26. The system of claim 25, wherein the application further is configured to:

provide an audio request from the application resident in the device to the user, wherein the information request is responsive to the audio request.

27. The system of claim 25, wherein the application further is configured to:

trigger the audio request from the application resident in the device to the user, based on detecting the user is in a vehicle.

28. The system of claim 27, wherein the application further is configured to:

link the mobile device to an NFC chip in the vehicle, wherein the linking causes the application resident in a mobile device to provide the audio request.

29. The system of claim 28, wherein detecting the user is in a vehicle is based on GPS feedback from the mobile device.

30. The system of claim 28, wherein detecting the user is in a vehicle is based on accelerometer feedback from the mobile device.

31. The system of claim 30, wherein the NFC chip is located in a charging pad.

32. A system for hands-free assistance, comprising:

an application on a mobile device, the application configured to:

receive at the application an information request from a user in a vehicle; contact a suggestion clearinghouse with the information request from the application;

process the information request at the suggestion clearinghouse;

return information to the user, the information including a destination; detect the user in the vehicle went to the destination; and

bill a company associated with the destination on the basis of the detecting.

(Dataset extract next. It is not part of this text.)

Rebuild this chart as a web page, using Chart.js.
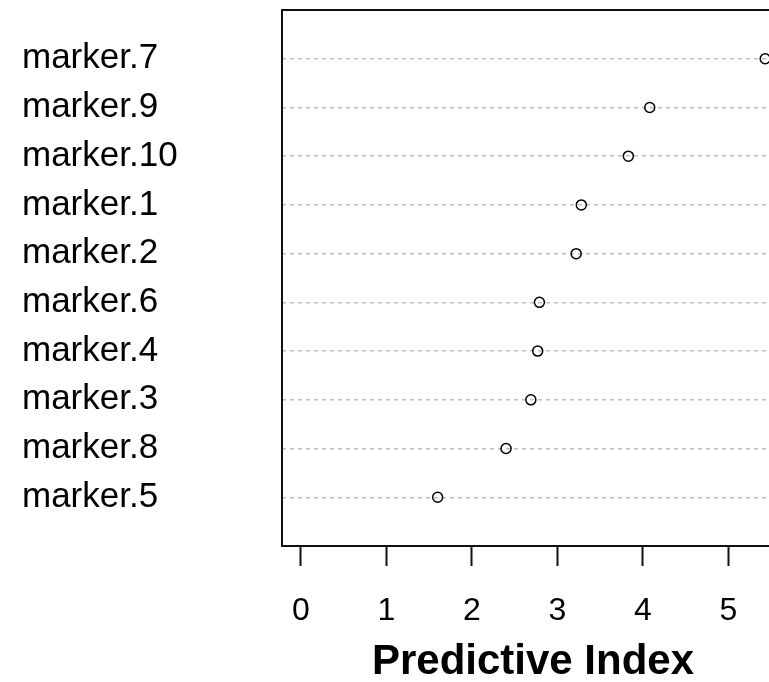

33. A computer-readable non-transitory storage medium that contains instructions which, when executed by one or more processors, result in performing operations comprising:

receive at the application an information request from a user in a vehicle; contact a suggestion clearinghouse with the information request from the application; process the information request at the suggestion clearinghouse;

return information to the user, the information including a destination;

detect the user in the vehicle went to the destination; and

bill a company associated with the destination on the basis of the detecting.